1. Biografi Lengkap Bung Tomo
Sutomo atau Bung Tomo lahir di Surabaya, Jawa Timur, pada tanggal 3 Oktober 1920. Sutomo
dilahirkan di Kampung Blauran, di pusat kota Surabaya. Ayahnya bernama
Kartawan Tjiptowidjojo, yang merupakan seorang kepala keluarga dari
kelas menengah. Ia pernah bekerja sebagai pegawai pemerintahan, sebagai
staf pribadi di sebuah perusahaan swasta, sebagai asisten di kantor
pajak pemerintah, dan pegawai kecil di perusahan ekspor-impor Belanda.
Ia mengaku mempunyai pertalian darah dengan beberapa pendamping dekat
Pangeran Diponegoro yang dikebumikan di Malang. Ibunya berdarah campuran
Jawa Tengah, Sunda, dan Madura. Ayahnya adalah seorang serba bisa. Ia
pernah bekerja sebagai polisi di kotapraja, dan pernah pula menjadi
anggota Sarekat Islam, sebelum ia pindah ke Surabaya dan menjadi
distributor lokal untuk perusahaan mesin jahit Singer.
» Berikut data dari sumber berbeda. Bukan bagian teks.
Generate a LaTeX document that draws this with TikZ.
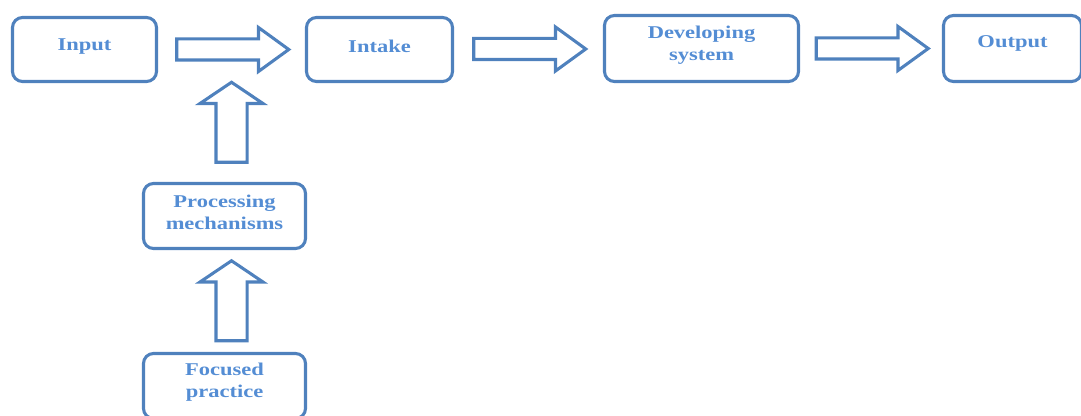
\documentclass[tikz,border=0pt]{standalone}
\usepackage{fontspec}
\setmainfont{Liberation Serif}
\newfontfamily\boxfont[FakeStretch=1.25]{Liberation Serif}
\usepackage{tikz}
\usetikzlibrary{shapes.arrows}
\usetikzlibrary{calc}
\definecolor{boxblue}{RGB}{79,129,189}
\definecolor{textblue}{RGB}{84,141,212}
\tikzset{
  box/.style={draw=boxblue, line width=2.3pt, rounded corners=7.5pt, inner sep=0pt},
  boxtext/.style={text=textblue, font={\boxfont\bfseries\fontsize{13.5pt}{16.5pt}\selectfont}, align=center, yshift=2.5pt},
  blockarrow/.style={single arrow, draw=boxblue, line width=2.3pt, inner xsep=0pt},
  harrow/.style={blockarrow, inner ysep=6.75pt, minimum height=84pt, single arrow head extend=8.6pt, single arrow tip angle=72},
  varrow/.style={blockarrow, rotate=90, inner ysep=10.5pt, minimum height=60pt, single arrow head extend=12pt, single arrow tip angle=112}
}

\begin{document}
\begin{tikzpicture}[x=0.75pt, y=-0.75pt]
    % Picture frame, in pixels of the original figure.
    \clip (0,0) rectangle (1081,416);
    % The boxes of the main row.
    \node[box, minimum width=108pt, minimum height=48pt, label={[boxtext]center:Input}] (input) at (84.5,49.5) {};
    \node[box, minimum width=109.5pt, minimum height=48pt, label={[boxtext]center:Intake}] (intake) at (379.5,49.5) {};
    \node[box, minimum width=145.5pt, minimum height=49.5pt, label={[boxtext]center:{Developing\\system}}] (developing) at (701.5,48.5) {};
    \node[box, minimum width=103.5pt, minimum height=49.5pt, label={[boxtext, yshift=1.5pt]center:Output}] (output) at (1012.5,48.5) {};
    % The boxes of the column under the input.
    \node[box, minimum width=121.5pt, minimum height=48.75pt, label={[boxtext]center:{Processing\\mechanisms}}] (processing) at (224.5,216) {};
    \node[box, minimum width=121.5pt, minimum height=48.75pt, label={[boxtext]center:{Focused\\practice}}] (focused) at (224.5,386) {};
    % The block arrows between them.
    \node[harrow] (toIntake) at ($(input.east)!0.5!(intake.west) + (-6,0)$) {};
    \node[harrow] (toDeveloping) at ($(intake.east)!0.5!(developing.west) + (-6,0)$) {};
    \node[harrow] (toOutput) at ($(developing.east)!0.5!(output.west) + (-6,0)$) {};
    \node[varrow] (fromProcessing) at ($(input.south -| processing.north)!0.5!(processing.north) + (7,-5)$) {};
    \node[varrow] (fromFocused) at ($(processing.south)!0.5!(focused.north) + (7,5)$) {};
\end{tikzpicture}
\end{document}
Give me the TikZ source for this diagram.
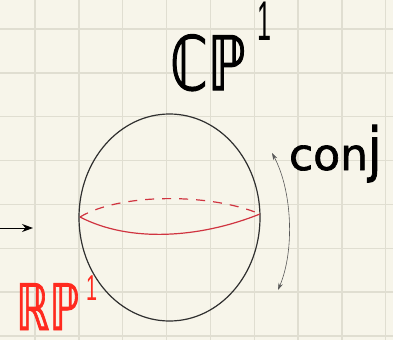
\documentclass[tikz,border=0pt]{standalone}
\usepackage{fontspec}
\usepackage{graphicx}
\usetikzlibrary{arrows.meta,shapes.geometric}
\newfontfamily\bbfont[FakeBold=1.5]{DejaVu Sans}
\newfontfamily\onefont{Liberation Sans}
\newfontfamily\handfont[FakeBold=1.5]{DejaVu Sans}
\definecolor{paper}{HTML}{F7F5EA}
\definecolor{gridc}{HTML}{E0DED1}
\definecolor{eqred}{HTML}{D03440}
\definecolor{markred}{HTML}{FF2A1F}
\definecolor{ink}{HTML}{303030}
\tikzset{
  gridline/.style={draw=gridc, line width=1.3pt},
  sphere/.style={draw=ink, line width=1.2pt, ellipse, minimum width=181pt, minimum height=207pt, inner sep=0pt},
  eqfront/.style={draw=eqred, line width=1.2pt},
  eqback/.style={draw=eqred, line width=1.2pt, dash pattern=on 9pt off 8pt},
  conjarrow/.style={draw=ink!80, line width=0.6pt, {Stealth[length=7pt,width=4.5pt]}-{Stealth[length=7pt,width=4.5pt]}},
  inarrow/.style={draw=black, line width=1pt, -{Stealth[length=11pt,width=8pt]}},
  label/.style={inner sep=0pt, outer sep=0pt}
}
\begin{document}
\begin{tikzpicture}[x=1pt,y=-1pt]
\fill[paper] (0,0) rectangle (393,340);
\useasboundingbox (0,0) rectangle (393,340);
\foreach \i in {0,...,8} \draw[gridline] ({35+43.85*\i},0) -- ++(0,340);
\foreach \i in {0,...,7} \draw[gridline] (0,{29+43.85*\i}) -- ++(393,0);
\node[sphere] (s) at (169.5,217.5) {};
\coordinate (eqL) at (80,217);
\coordinate (eqR) at (260,214);
\draw[eqback] (eqL) .. controls (120,193) and (210,193) .. (eqR);
\draw[eqfront] (eqL) .. controls (130,243) and (200,238) .. (eqR);
\coordinate (cA) at (272,153);
\coordinate (cB) at (278,290);
\draw[conjarrow] (cA) .. controls (292,190) and (295,250) .. (cB);
\coordinate (inA) at (0,228);
\coordinate (inB) at (33,228);
\draw[inarrow] (inA) -- (inB);
\node[label, anchor=base west] (cp) at (170,90) {\bbfont\fontsize{75}{75}\selectfont\scalebox{0.72}[1]{ℂℙ}\hspace{12pt}\raisebox{50pt}{\onefont\fontsize{56}{56}\selectfont\scalebox{0.45}[1]{1}}};
\node[label, anchor=base west] (conj) at (289,170) {\handfont\fontsize{44}{44}\selectfont con\scalebox{1.1}[1.35]{j}};
\node[label, anchor=base west, text=markred] (rp) at (16,330) {\bbfont\fontsize{64}{64}\selectfont\scalebox{0.66}[1]{ℝℙ}\hspace{7pt}\raisebox{30pt}{\onefont\fontsize{36}{36}\selectfont\scalebox{0.55}[1]{1}}};
\end{tikzpicture}
\end{document}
Bung Tomo dibesarkan di rumah yang sangat menghargai dan
mencintai dunia pendidikan. Beliau ketika berbicara selalu terus terang
dan penuh semangat. Beliau juga dikenal suka bekerja keras untuk
memperbaiki sebuah keadaan. Pada usia 12 tahun, ketika ia terpaksa
meninggalkan pendidikannya di MULO, Sutomo tak patah semangat, Ia
melakukan berbagai pekerjaan kecil-kecilan untuk mengatasi dampak
depresi yang melanda dunia saat itu. Belakangan waktu ini, ia disebut
sudah menyelesaikan pendidikan HBS-nya lewat korespondensi, namun tidak
pernah resmi lulus.
Sutomo akhirnya memutuskan untuk bergabung
dengan KBI (Kepanduan Bangsa Indonesia). Belakangan Sutomo menegaskan
bahwa filsafat kepanduan, ditambah dengan kesadaran nasionalis yang
diperolehnya dari kelompok ini dan dari kakeknya, merupakan pengganti
yang baik untuk pendidikan formalnya. Pada saat usia 17 tahun, beliau
sontak menjadi terkenal ketika Ia berhasil menjadi orang kedua di Hindia
Belanda yang berhasil mencapai peringkat Pandu Garuda. Sebelum Jepang
berhasil menduduki Indonesia pada tahun 1942, peringkat ini hanya dapat
dicapai oleh tiga orang Indonesia.
2. Riwayat Perjuangan Sutomo (Bung Tomo)
Dalam riwayat hidupnya, Bung Tomo pada saat itu pernah menjadi seorang
jurnalis yang sukses. Kemudian beliau juga bergabung dengan sejumlah
kelompok politik dan sosial. Ketika ia terpilih pada 1944 untuk menjadi
anggota Gerakan Rakyat Baru yang disponsori oleh Jepang. Ketika ia
terpilih, hampir tak seorang pun yang mengenal sosoknya. Namun semua ini
mempersiapkan dirinya untuk sebuah peranannya yang sangat penting,
ketika pada Oktober dan November 1945, Bung Tomo menjadi salah satu
Pemimpin yang menggerakkan dan membangkitkan semangat rakyat Surabaya,
yang pada waktu itu Surabaya diserang habis-habisan oleh tentara-tentara
NICA. Pada saat itu Sutomo (Bung Tomo) dikenang sebagai orang yang
menyerukan semangat untuk seluruh rakyat Indonesia melalui siaran-siaran
radionya.
Meskipun pada saat itu Indonesia mengalami kalah dan
banyak yang terbunuh dalam Pertempuran 10 November itu, kejadian
tersebut tetap dicatat sebagai salah satu peristiwa terpenting dalam
sejarah Kemerdekaan Indonesia. Setelah berhasil mengusir Belanda, dan
mendapatkan kembali kemerdekaan yang penuh, Sutomo terjun dalam dunia
politik pada tahun 1950-an, namun pada saat itu Bung Tomo tidak merasa
bahagia dan kemudian menghilang dari panggung politik.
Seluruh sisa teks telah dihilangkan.